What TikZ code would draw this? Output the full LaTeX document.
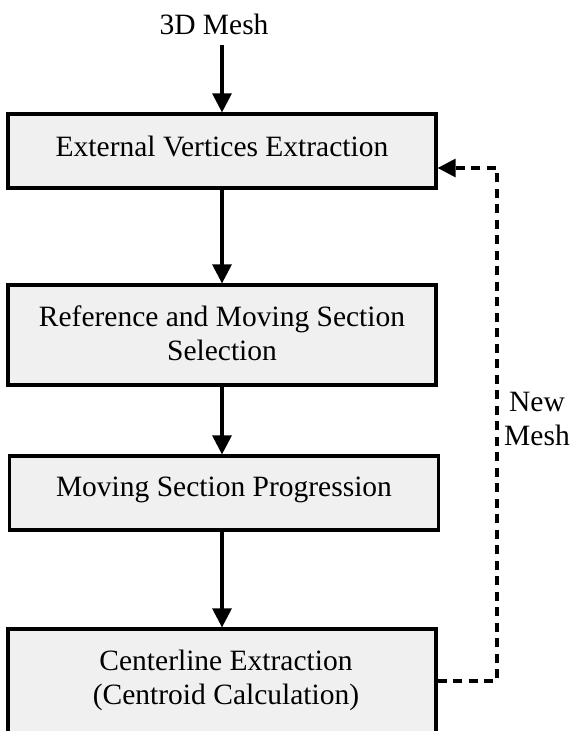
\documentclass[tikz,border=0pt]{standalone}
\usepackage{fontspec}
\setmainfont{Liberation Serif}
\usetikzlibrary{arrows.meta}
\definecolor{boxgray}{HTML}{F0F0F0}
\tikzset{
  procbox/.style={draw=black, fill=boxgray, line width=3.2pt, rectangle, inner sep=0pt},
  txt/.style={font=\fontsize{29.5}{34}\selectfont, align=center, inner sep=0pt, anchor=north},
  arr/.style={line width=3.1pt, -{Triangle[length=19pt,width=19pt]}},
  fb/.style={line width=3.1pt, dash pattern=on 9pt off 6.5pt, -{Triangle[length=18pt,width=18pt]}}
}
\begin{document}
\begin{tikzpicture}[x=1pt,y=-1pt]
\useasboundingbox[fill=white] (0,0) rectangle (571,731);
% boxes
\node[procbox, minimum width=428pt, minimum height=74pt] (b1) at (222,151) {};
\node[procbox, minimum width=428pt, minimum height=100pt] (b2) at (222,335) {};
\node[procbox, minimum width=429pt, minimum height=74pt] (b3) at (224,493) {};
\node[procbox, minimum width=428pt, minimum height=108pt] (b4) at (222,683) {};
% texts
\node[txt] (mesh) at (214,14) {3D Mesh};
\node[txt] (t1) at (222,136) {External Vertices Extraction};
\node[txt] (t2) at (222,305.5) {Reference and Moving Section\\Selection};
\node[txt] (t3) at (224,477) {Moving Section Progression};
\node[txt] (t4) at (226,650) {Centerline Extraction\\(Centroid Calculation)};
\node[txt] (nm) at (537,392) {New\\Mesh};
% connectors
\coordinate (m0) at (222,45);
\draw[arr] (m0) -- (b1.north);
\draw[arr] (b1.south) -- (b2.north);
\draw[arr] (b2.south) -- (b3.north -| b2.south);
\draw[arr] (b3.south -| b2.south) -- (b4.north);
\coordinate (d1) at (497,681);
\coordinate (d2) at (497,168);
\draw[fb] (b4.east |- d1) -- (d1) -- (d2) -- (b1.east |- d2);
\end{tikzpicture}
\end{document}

» STATED PROBLEM
Each line of the material must be retyped exactly, except that images are omitted.

» EXERCISE ANSWER
What TikZ code would draw this? Output the full LaTeX document.
\documentclass[tikz,border=0pt]{standalone}
\usepackage{fontspec}
\setmainfont{Liberation Serif}
\usetikzlibrary{arrows.meta}
\definecolor{boxgray}{HTML}{F0F0F0}
\tikzset{
  procbox/.style={draw=black, fill=boxgray, line width=3.2pt, rectangle, inner sep=0pt},
  txt/.style={font=\fontsize{29.5}{34}\selectfont, align=center, inner sep=0pt, anchor=north},
  arr/.style={line width=3.1pt, -{Triangle[length=19pt,width=19pt]}},
  fb/.style={line width=3.1pt, dash pattern=on 9pt off 6.5pt, -{Triangle[length=18pt,width=18pt]}}
}
\begin{document}
\begin{tikzpicture}[x=1pt,y=-1pt]
\useasboundingbox[fill=white] (0,0) rectangle (571,731);
% boxes
\node[procbox, minimum width=428pt, minimum height=74pt] (b1) at (222,151) {};
\node[procbox, minimum width=428pt, minimum height=100pt] (b2) at (222,335) {};
\node[procbox, minimum width=429pt, minimum height=74pt] (b3) at (224,493) {};
\node[procbox, minimum width=428pt, minimum height=108pt] (b4) at (222,683) {};
% texts
\node[txt] (mesh) at (214,14) {3D Mesh};
\node[txt] (t1) at (222,136) {External Vertices Extraction};
\node[txt] (t2) at (222,305.5) {Reference and Moving Section\\Selection};
\node[txt] (t3) at (224,477) {Moving Section Progression};
\node[txt] (t4) at (226,650) {Centerline Extraction\\(Centroid Calculation)};
\node[txt] (nm) at (537,392) {New\\Mesh};
% connectors
\coordinate (m0) at (222,45);
\draw[arr] (m0) -- (b1.north);
\draw[arr] (b1.south) -- (b2.north);
\draw[arr] (b2.south) -- (b3.north -| b2.south);
\draw[arr] (b3.south -| b2.south) -- (b4.north);
\coordinate (d1) at (497,681);
\coordinate (d2) at (497,168);
\draw[fb] (b4.east |- d1) -- (d1) -- (d2) -- (b1.east |- d2);
\end{tikzpicture}
\end{document}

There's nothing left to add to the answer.